Filipe Vilas-Boas : J’étais censé présenter le Fusionnaire avec du textile, avec des fils, du tissage et une mise en scène qui illustrerait le projet. A terme, j’aimerais jouer avec cette question des racines, les tresser, pour montrer quelque chose de plus que le site. J’aimerais également des vidéos de personnes qui parlent des mots, de leur double culture, etc.
Cap Magellan : J’ai une dernière question que je pose systématiquement à la fin de mes interviews : aurais-tu un message pour les jeunes lusodescendants ?
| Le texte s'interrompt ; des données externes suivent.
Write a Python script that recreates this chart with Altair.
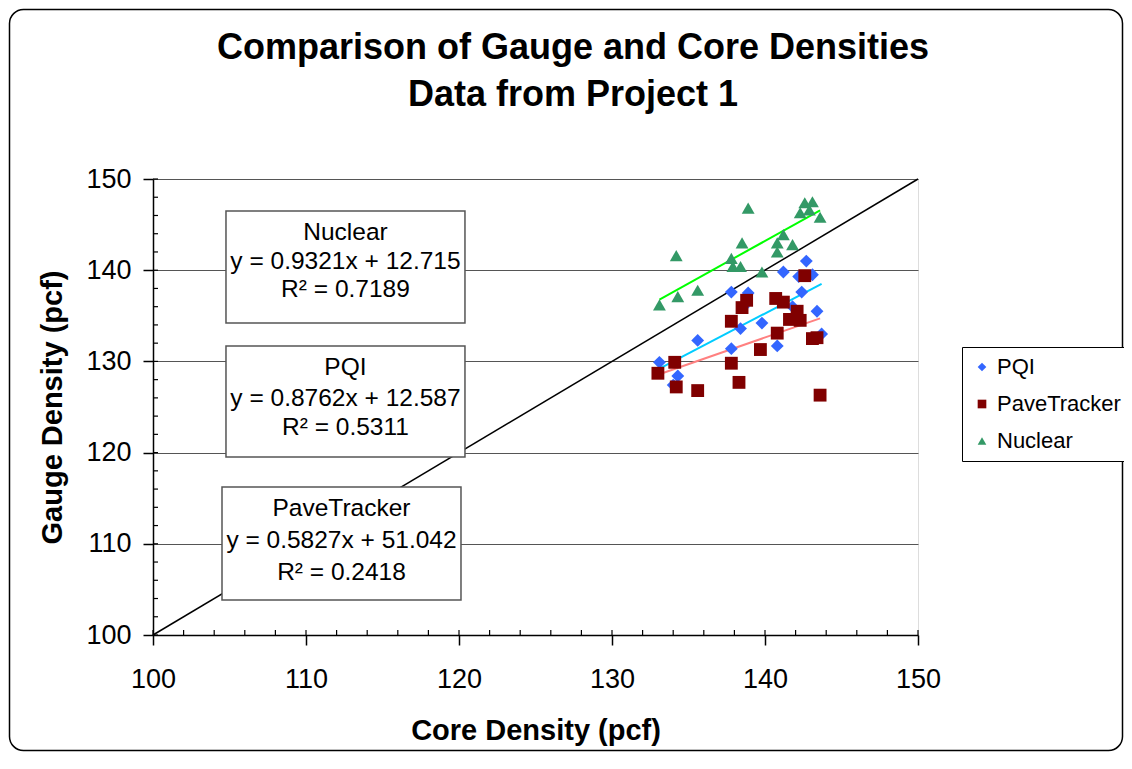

Filipe Vilas-Boas : Soyez fiers d’avoir deux paires de lunettes ! J’aime bien chausser les deux et je trouve que c’est une chance immense que d’avoir deux cultures. Nous ne nous en rendons pas compte, mais, avec deux langues, nous avons en quelque sorte deux cerveaux. La beauté du Fusionnaire réside justement dans le fait de recenser ces moments où « nos deux cerveaux » fusionnent.
Merci beaucoup Filipe ! Nous avons hâte de contribuer à ce beau projet.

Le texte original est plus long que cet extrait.